CO2Stored (CO2 STORage Evaluation Database) is a product created by the British Geological Survey, The Crown Estate and the Energy Technology Institute providing online access to information on more than 500 potential storage locations. According to this database, the total theoretical storage capacity of the UK Continental Shelf is 78 Gigatonnes (1 Gt = 109 metric ton) with 50% confidence (Bentham et al., 2014), of which 46 Gt is located within Scotland. As storage potential far exceeds the capture potential within Scotland, transport and trading of captured CO2 are also becoming more prominent in the ambitions of CCUS partners, this includes pipeline and ship transport.


Blue carbon

The storage of carbon in marine ecosystems is often called “blue carbon”. Although often used to refer to carbon captured by any marine organism, Lovelock & Duarte (2019) propose that the term should only be used for those habitats that remove significant amounts of greenhouse gases, for a long period of time and that can be protected from human impacts and can be managed to enhance climate change adaptation and mitigation.

Within Scotland, a number of research projects are ongoing to investigate the role of different blue carbon habitats in the uptake and storage of CO2 (Scottish Blue Carbon Forum). A regional audit of blue carbon stores in Orcadian waters was also recently published (Porter et al., 2020). However, currently, blue carbon habitats do not feature in the calculations of the nationally determined contributions of greenhouse gas emissions.


Undisturbed sea bed mud collects and stores large quantities of carbon
Undisturbed sea bed mud collects and stores large quantities of carbon.


Sedimentary carbon stores across the continental shelf are however significant, with the Scottish sea lochs in particular providing hotspots of carbon burial (see Case study: Blue carbon in Scottish marine sedimentary environments). Other habitats with significant carbon stores are maerl beds (see Case study: Blue carbon in Scottish maerl beds), salt marsh and sea grass. Research is underway to determine the role of broken-up pieces of kelp in carbon sequestration (see Case study: Blue carbon: the contribution from seaweed detritus).
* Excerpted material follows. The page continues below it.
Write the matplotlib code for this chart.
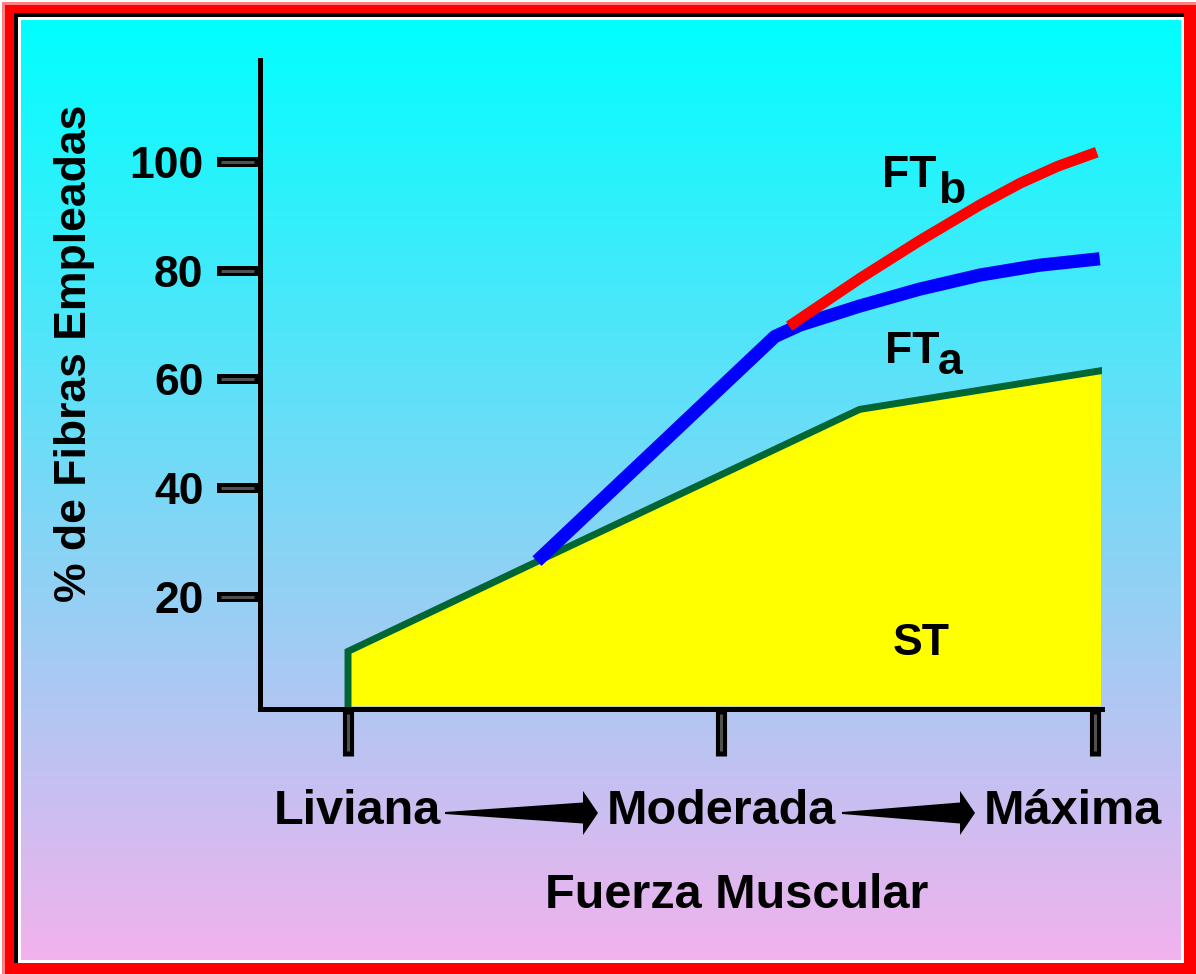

From a mitigation perspective, most of the habitats in Scottish waters cannot be managed directly to increase the uptake and storage of CO2. However, many processes will likely impact these habitats and their ability to sequester CO2 (warming, ocean acidification, sea level rise, and human impacts from, for example, fishing, dredging, pollution). In addition, these habitats are often important for ecosystem function and biodiversity, for example by acting as nursery grounds for fish. To ensure the continued reduction of greenhouse gas emissions, these habitats will need protection to avoid them re-emitting stored carbon or stopping the natural uptake and storage processes and to ensure they can continue providing ecosystem benefits.